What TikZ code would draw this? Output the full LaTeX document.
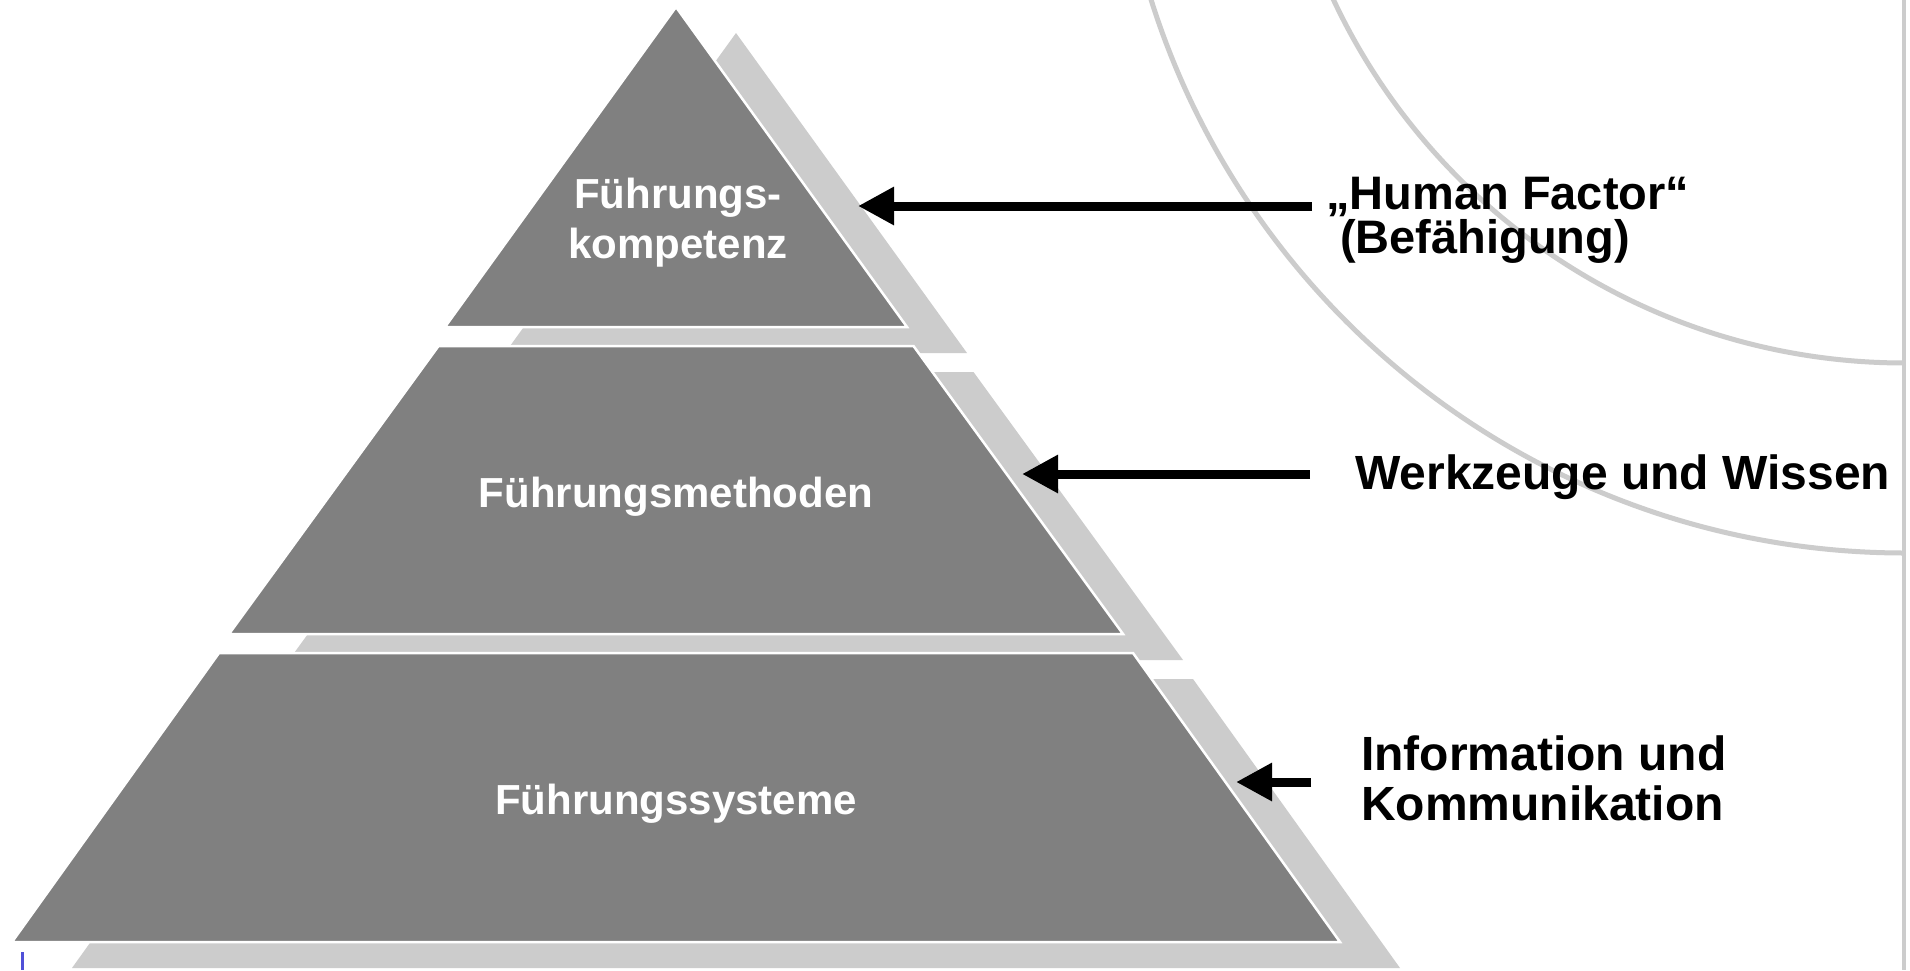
\documentclass[tikz,border=0pt]{standalone}
\usepackage{fontspec}
\setmainfont{Liberation Sans}
\usetikzlibrary{arrows.meta}
\definecolor{pyrgray}{HTML}{808080}
\definecolor{shadowgray}{HTML}{CCCCCC}
\definecolor{arcgray}{HTML}{CCCCCC}
\definecolor{markblue}{HTML}{5050D8}
\begin{document}
\begin{tikzpicture}[x=1pt,y=-1pt,
  layer/.style={fill=pyrgray,draw=white,line width=2.5pt,line join=miter},
  shadowlayer/.style={fill=shadowgray},
  innerlabel/.style={text=white,font=\bfseries\fontsize{42}{50}\selectfont,anchor=base,inner sep=0pt},
  sidelabel/.style={text=black,font=\bfseries\fontsize{47}{52}\selectfont,anchor=base west,inner sep=0pt},
  biglabel/.style={sidelabel,font=\bfseries\fontsize{48}{52}\selectfont},
  pointer/.style={line width=9pt,-{Triangle[length=36pt,width=36pt]}},
  ring/.style={draw=arcgray,line width=5pt}]
\useasboundingbox (0,0) rectangle (1910,970);
\clip (0,0) rectangle (1910,970);
\fill[white] (0,0) rectangle (1910,970);

% background rings and right rule
\begin{scope}
  \clip (0,0) rectangle (1904,970);
  \draw[ring] (1905,-268) circle[radius=631pt];
  \draw[ring] (1905,-237) circle[radius=790pt];
\end{scope}
\draw[arcgray,line width=4pt] (1904,0) -- (1904,970);

% shadows (offset 60,26)
\begin{scope}[shift={(60,26)}]
  \fill[shadowlayer] (676,7) -- (907,327) -- (445,327) -- cycle;
  \fill[shadowlayer] (438.5,346) -- (913.5,346) -- (1123,634) -- (229,634) -- cycle;
  \fill[shadowlayer] (219,653) -- (1133,653) -- (1340,942) -- (12,942) -- cycle;
\end{scope}

% pyramid layers
\draw[layer] (676,7) -- (907,327) -- (445,327) -- cycle;
\draw[layer] (438.5,346) -- (913.5,346) -- (1123,634) -- (229,634) -- cycle;
\draw[layer] (219,653) -- (1133,653) -- (1340,942) -- (12,942) -- cycle;

% pyramid labels
\node[innerlabel] (komp1) at (678,208) {Führungs-};
\node[innerlabel] (komp2) at (678,258) {kompetenz};
\node[innerlabel] (meth) at (676,507) {Führungsmethoden};
\node[innerlabel] (sys) at (676,814) {Führungssysteme};

% side labels
\node[sidelabel] (hf1) at (1326,209) {„Human Factor“};
\node[sidelabel] (hf2) at (1340,253) {(Befähigung)};
\node[biglabel] (wz) at (1355,489) {Werkzeuge und Wissen};
\node[biglabel] (ik1) at (1361,770) {Information und};
\node[biglabel] (ik2) at (1361,820) {Kommunikation};

% arrows
\coordinate (tip1) at (858,206);
\coordinate (tail1) at (1312,206);
\coordinate (tip2) at (1022,474);
\coordinate (tail2) at (1310,474);
\coordinate (tip3) at (1236,782);
\coordinate (tail3) at (1311,782);
\draw[pointer] (tail1) -- (tip1);
\draw[pointer] (tail2) -- (tip2);
\draw[pointer] (tail3) -- (tip3);

% small blue mark
\draw[markblue,line width=3pt] (22,952) -- (22,970);
\end{tikzpicture}
\end{document}
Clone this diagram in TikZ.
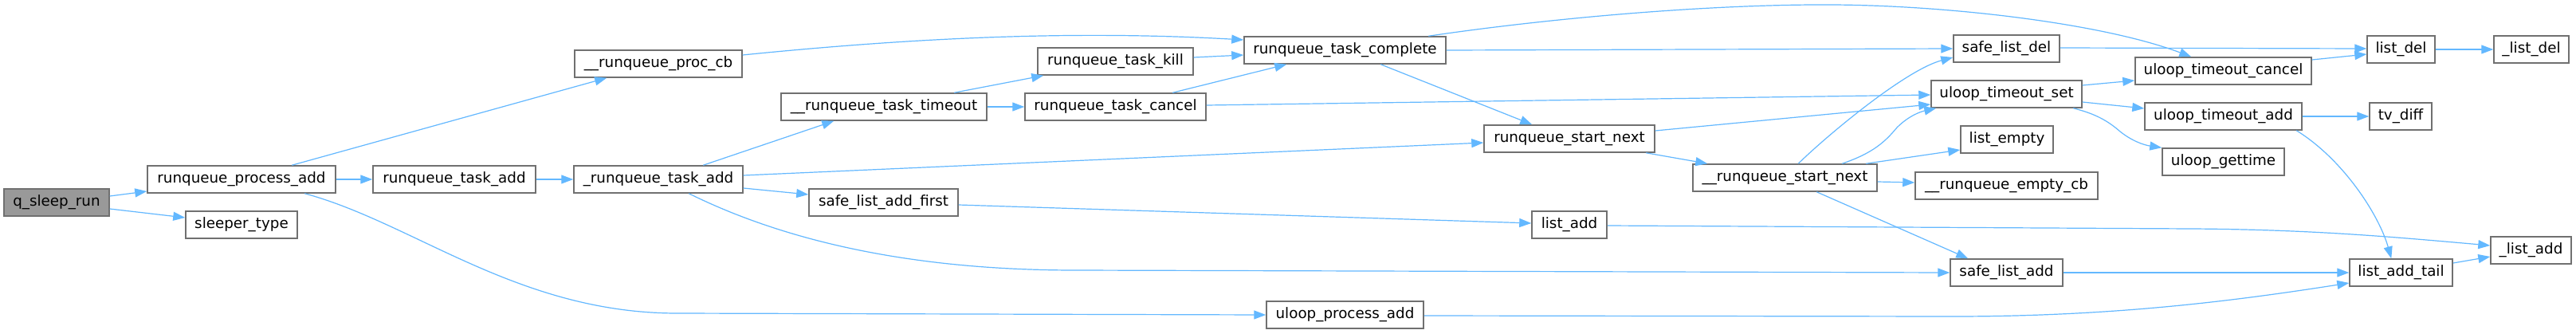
\documentclass[tikz,border=0pt]{standalone}
\usepackage{fontspec}
\setmainfont{DejaVu Sans}
\usetikzlibrary{arrows.meta,calc}
\definecolor{edgec}{HTML}{63B8FF}
\definecolor{boxline}{HTML}{707070}
\definecolor{rootfill}{HTML}{999999}
\tikzset{
 gbox/.style={draw=boxline, line width=0.75pt, fill=white, inner sep=0pt, font=\fontsize{9.15pt}{11pt}\selectfont, text=black},
 rootbox/.style={gbox, fill=rootfill},
 edge/.style={draw=edgec, line width=0.6pt, -{Triangle[length=7.5pt,width=5.5pt]}},
}
\newcommand\gnode[7]{\node[#1, minimum width={(#5-#3)*0.5pt}, minimum height={(#6-#4)*0.5pt}] (#2) at ({(#3+#5)/2},{(#4+#6)/2}) {#7};}
\begin{document}
\begin{tikzpicture}[x=0.5pt,y=-0.5pt]
\useasboundingbox[fill=white] (0,0) rectangle (3232,418);
% nodes
\gnode{rootbox}{qsr}{5}{237}{137}{271}{q\_sleep\_run}
\gnode{gbox}{rpa}{185}{208}{421}{242}{runqueue\_process\_add}
\gnode{gbox}{slt}{233}{265}{373}{299}{sleeper\_type}
\gnode{gbox}{rta}{468}{208}{672}{242}{runqueue\_task\_add}
\gnode{gbox}{urta}{720}{208}{932}{242}{\_runqueue\_task\_add}
\gnode{gbox}{rpcb}{721}{63}{931}{97}{\_\_runqueue\_proc\_cb}
\gnode{gbox}{rtt}{980}{117}{1238}{151}{\_\_runqueue\_task\_timeout}
\gnode{gbox}{slaf}{1015}{237}{1202}{271}{safe\_list\_add\_first}
\gnode{gbox}{rtk}{1302}{60}{1497}{94}{runqueue\_task\_kill}
\gnode{gbox}{rtc}{1286}{117}{1513}{151}{runqueue\_task\_cancel}
\gnode{gbox}{rtcomp}{1561}{46}{1814}{80}{runqueue\_task\_complete}
\gnode{gbox}{rsn}{1862}{157}{2076}{191}{runqueue\_start\_next}
\gnode{gbox}{la}{1922}{265}{2016}{299}{list\_add}
\gnode{gbox}{upa}{1589}{378}{1786}{412}{uloop\_process\_add}
\gnode{gbox}{usn}{2124}{206}{2355}{240}{\_\_runqueue\_start\_next}
\gnode{gbox}{sld}{2451}{44}{2584}{78}{safe\_list\_del}
\gnode{gbox}{uts}{2423}{101}{2612}{135}{uloop\_timeout\_set}
\gnode{gbox}{le}{2460}{158}{2576}{192}{list\_empty}
\gnode{gbox}{recb}{2403}{216}{2632}{250}{\_\_runqueue\_empty\_cb}
\gnode{gbox}{sla}{2447}{325}{2588}{359}{safe\_list\_add}
\gnode{gbox}{utc}{2679}{72}{2900}{106}{uloop\_timeout\_cancel}
\gnode{gbox}{uta}{2691}{129}{2888}{163}{uloop\_timeout\_add}
\gnode{gbox}{ug}{2713}{186}{2866}{220}{uloop\_gettime}
\gnode{gbox}{ld}{2970}{45}{3055}{79}{list\_del}
\gnode{gbox}{uld}{3129}{45}{3223}{79}{\_list\_del}
\gnode{gbox}{tvd}{2973}{129}{3051}{163}{tv\_diff}
\gnode{gbox}{ulat}{2948}{325}{3077}{359}{list\_add\_tail}
\gnode{gbox}{ula}{3125}{297}{3226}{331}{\_list\_add}
% edges
\draw[edge] ($(qsr.east)+(0,-8)$) -- ($(rpa.west)+(0,15)$);
\draw[edge] ($(qsr.east)+(0,8)$) -- ($(slt.west)+(0,-9)$);
\draw[edge] ($(rpa.north west)+(182,0)$) -- ($(rpcb.south west)+(41,0)$);
\draw[edge] (rpa.east) -- (rta.west);
\draw[edge] ($(rpa.south west)+(198,0)$) .. controls (520,280) and (650,393) .. (850,393) -- (upa.west);
\draw[edge] (rta.east) -- (urta.west);
\draw[edge] ($(urta.north west)+(163,0)$) -- ($(rtt.south west)+(67,0)$);
\draw[edge] ($(urta.east)+(0,-5)$) -- ($(rsn.west)+(0,5)$);
\draw[edge] ($(urta.east)+(0,11)$) -- ($(slaf.west)+(0,-10)$);
\draw[edge] ($(urta.south west)+(145,0)$) .. controls (950,285) and (1100,339) .. (1350,339) -- (sla.west);
\draw[edge] ($(rpcb.east)+(0,-11)$) .. controls (1150,47) and (1350,38) .. ($(rtcomp.west)+(0,-13)$);
\draw[edge] ($(rtt.north west)+(218,0)$) -- ($(rtk.south west)+(8,0)$);
\draw[edge] (rtt.east) -- (rtc.west);
\draw[edge] ($(rtk.east)+(0,-5)$) -- ($(rtcomp.west)+(0,6)$);
\draw[edge] ($(rtc.north west)+(186,0)$) -- ($(rtcomp.south west)+(54,0)$);
\draw[edge] ($(rtc.east)+(0,-2)$) -- ($(uts.west)+(0,1)$);
\draw[edge] ($(rtcomp.south west)+(172,0)$) -- ($(rsn.north west)+(61,0)$);
\draw[edge] (rtcomp.east) -- (sld.west);
\draw[edge] ($(rtcomp.north west)+(232,0)$) .. controls (1950,22) and (2150,5) .. (2300,6) .. controls (2450,7) and (2640,30) .. ($(utc.north west)+(71,0)$);
\draw[edge] ($(rsn.east)+(0,-10)$) -- ($(uts.west)+(0,13)$);
\draw[edge] ($(rsn.south west)+(204,0)$) -- ($(usn.north west)+(19,0)$);
\draw[edge] ($(slaf.east)+(0,3)$) -- ($(la.west)+(0,-2)$);
\draw[edge] ($(la.east)+(0,1)$) -- (2750,287) .. controls (2900,288) and (3000,297) .. ($(ula.west)+(0,-6)$);
\draw[edge] ($(upa.east)+(0,1)$) -- (2450,397) .. controls (2650,397) and (2800,378) .. ($(ulat.west)+(0,13)$);
\draw[edge] ($(usn.north west)+(133,0)$) .. controls (2290,172) and (2390,88) .. ($(sld.west)+(0,11)$);
\draw[edge] ($(usn.north west)+(188,0)$) .. controls (2350,192) and (2365,178) .. (2380,160) .. controls (2395,145) and (2410,140) .. ($(uts.south west)+(7,0)$);
\draw[edge] ($(usn.north west)+(218,0)$) -- ($(le.west)+(0,13)$);
\draw[edge] ($(usn.east)+(0,5)$) -- ($(recb.west)+(0,-4)$);
\draw[edge] ($(usn.south west)+(156,0)$) -- ($(sla.north west)+(23,0)$);
\draw[edge] ($(sld.east)+(0,-1)$) -- ($(ld.west)+(0,-1)$);
\draw[edge] ($(uts.east)+(0,-11)$) -- ($(utc.west)+(0,12)$);
\draw[edge] ($(uts.east)+(0,10)$) -- ($(uta.west)+(0,-10)$);
\draw[edge] ($(uts.south west)+(179,0)$) .. controls (2630,143) and (2645,152) .. (2660,165) .. controls (2675,177) and (2690,182) .. (ug.north west);
\draw[edge] ($(utc.east)+(0,-14)$) -- ($(ld.west)+(0,6)$);
\draw[edge] (ld.east) -- (uld.west);
\draw[edge] (uta.east) -- (tvd.west);
\draw[edge] ($(uta.south west)+(191,0)$) .. controls (2940,200) and (2985,270) .. ($(ulat.north west)+(53,0)$);
\draw[edge] (sla.east) -- (ulat.west);
\draw[edge] ($(ulat.east)+(0,-12)$) -- ($(ula.west)+(0,8)$);
\end{tikzpicture}
\end{document}
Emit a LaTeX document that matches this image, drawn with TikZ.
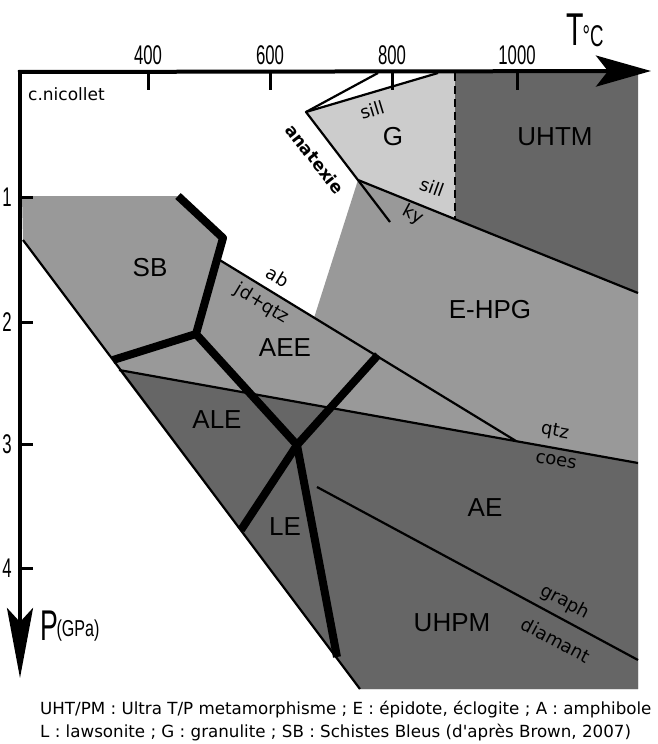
\documentclass[tikz,border=0pt]{standalone}
\usepackage{fontspec}
\setmainfont{Liberation Sans}
\newfontfamily\comic{DejaVu Sans}
\usetikzlibrary{arrows.meta}
\definecolor{lightzone}{gray}{0.6}
\definecolor{darkzone}{gray}{0.4}
\definecolor{gzone}{gray}{0.8}
\newcommand{\condensed}[2]{{\fontsize{#1}{#1}\selectfont\scalebox{0.62}[1]{#2}}}
\begin{document}
\begin{tikzpicture}[x=1pt,y=-1pt,
  zonelabel/.style={font=\fontsize{26}{26}\selectfont, inner sep=0pt},
  smalllabel/.style={font=\comic\fontsize{18}{18}\selectfont, inner sep=0pt},
  captiontext/.style={font=\comic\fontsize{16.7}{16.7}\selectfont, inner sep=0pt, anchor=base west},
  thinline/.style={line width=2.2pt, line join=round},
  thickline/.style={line width=8pt, line join=round},
  axisline/.style={line width=4pt},
  tickline/.style={line width=3pt},
  ticklabel/.style={inner sep=0pt}]
\useasboundingbox (0,0) rectangle (658,744);
% coordinates
\coordinate (dTop) at (23,240);
\coordinate (dBot) at (360,689);
\coordinate (sbTL) at (22,196);
\coordinate (sbTR) at (178,196);
\coordinate (t1c) at (223,238);
\coordinate (K) at (196,334);
\coordinate (t2e) at (113,360);
\coordinate (J) at (297,445);
\coordinate (t4e) at (378,355);
\coordinate (t5e) at (241,530);
\coordinate (t6e) at (337,657);
\coordinate (abS) at (218,259);
\coordinate (abE) at (516,441);
\coordinate (qS) at (119,370);
\coordinate (qE) at (638,463);
\coordinate (eL) at (314,318);
\coordinate (kyS) at (358,180);
\coordinate (kyE) at (638,293);
\coordinate (apex) at (306,112);
\coordinate (anE) at (390,222);
\coordinate (aE) at (378,73);
\coordinate (bE) at (438,73);
\coordinate (dashT) at (455,73);
\coordinate (dashB) at (455,219);
\coordinate (grS) at (317,487);
\coordinate (grE) at (638,660);
\coordinate (BR) at (638,689);
\coordinate (TR) at (638,73);
% fills
\fill[lightzone] (sbTL) -- (sbTR) -- (t1c) -- (abS) -- (eL) -- (kyS) -- (kyE) -- (BR) -- (dBot) -- (dTop) -- cycle;
\fill[darkzone] (qS) -- (qE) -- (BR) -- (dBot) -- cycle;
\fill[gzone] (apex) -- (bE) -- (dashT) -- (dashB) -- (kyS) -- cycle;
\fill[darkzone] (dashT) -- (TR) -- (kyE) -- (dashB) -- cycle;
% thin lines
\draw[thinline] (dTop) -- (dBot);
\draw[thinline] (qS) -- (qE);
\draw[thinline] (abS) -- (abE);
\draw[thinline] (kyS) -- (kyE);
\draw[thinline] (anE) -- (apex) -- (aE);
\draw[thinline] (apex) -- (bE);
\draw[thinline] (grS) -- (grE);
\draw[line width=2.8pt, dash pattern=on 8pt off 5pt] (dashT) -- (dashB);
% thick lines
\draw[thickline] (sbTR) -- (t1c) -- (K) -- (J) -- (t6e);
\draw[thickline] (t2e) -- (K);
\draw[thickline] (t5e) -- (J) -- (t4e);
% axes
\coordinate (O) at (20,72);
\coordinate (Tend) at (651,71);
\coordinate (Pend) at (20,678);
\draw[axisline, -{Stealth[length=55pt,width=31pt,inset=12pt]}] (18,72) -- (Tend);
\draw[axisline, -{Stealth[length=70pt,width=26pt,inset=14pt]}] (20,70) -- (Pend);
\foreach \x/\t in {148/400,270/600,392/800,517/1000}{
  \draw[tickline] (\x,72) -- (\x,90);
  \node[ticklabel] (tx\t) at (\x,55) {\condensed{27}{\t}};
}
\foreach \y/\t in {197/1,322/2,444/3,568/4}{
  \draw[tickline] (20,\y) -- (33,\y);
  \node[ticklabel] (ty\t) at (7,\y) {\condensed{27}{\t}};
}
\node[ticklabel] (Tlab) at (575,30) {\condensed{46}{T}};
\node[ticklabel] (Clab) at (593,36) {\condensed{30}{°C}};
\node[ticklabel] (Plab) at (49,626) {\condensed{43}{P}};
\node[ticklabel] (GPalab) at (78,631) {{\fontsize{23}{23}\selectfont\scalebox{0.7}[1]{(GPa)}}};
\node[smalllabel, anchor=west, font=\comic\fontsize{17}{17}\selectfont] (author) at (28,94) {c.nicollet};
% zone labels
\node[zonelabel] (G) at (393,137) {G};
\node[zonelabel] (UHTM) at (555,137) {UHTM};
\node[zonelabel] (SB) at (150,268) {SB};
\node[zonelabel] (AEE) at (285,348) {AEE};
\node[zonelabel] (EHPG) at (490,310) {E-HPG};
\node[zonelabel] (ALE) at (217,420) {ALE};
\node[zonelabel] (LE) at (285,527) {LE};
\node[zonelabel] (AE) at (485,508) {AE};
\node[zonelabel] (UHPM) at (452,623) {UHPM};
% small labels
\node[smalllabel, rotate=17] (sill1) at (372,110) {sill};
\node[smalllabel, font=\comic\bfseries\fontsize{17}{17}\selectfont, rotate=-52] (anat) at (315,159) {anatexie};
\node[smalllabel, rotate=-20] (sill2) at (432,187) {sill};
\node[smalllabel, rotate=-28] (ky) at (413,215) {ky};
\node[smalllabel, rotate=-31] (ab) at (278,277) {ab};
\node[smalllabel, rotate=-31] (jd) at (262,304) {jd+qtz};
\node[smalllabel, rotate=-10] (qtz) at (555,432) {qtz};
\node[smalllabel, rotate=-10] (coes) at (556,461) {coes};
\node[smalllabel, rotate=-28] (graph) at (565,602) {graph};
\node[smalllabel, rotate=-28] (diam) at (556,640) {diamant};
% caption
\node[captiontext] (cap1) at (40,714) {UHT/PM : Ultra T/P metamorphisme ; E : épidote, éclogite ; A : amphibole};
\node[captiontext] (cap2) at (40,737) {L : lawsonite ; G : granulite ; SB : Schistes Bleus (d'après Brown, 2007)};
\end{tikzpicture}
\end{document}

________________________________________

● **What is asked**
Read the entries and pick out all lines that include the word "LaTeX".

● **The result**
What TikZ code would draw this? Output the full LaTeX document.
Emit a LaTeX document that matches this image, drawn with TikZ.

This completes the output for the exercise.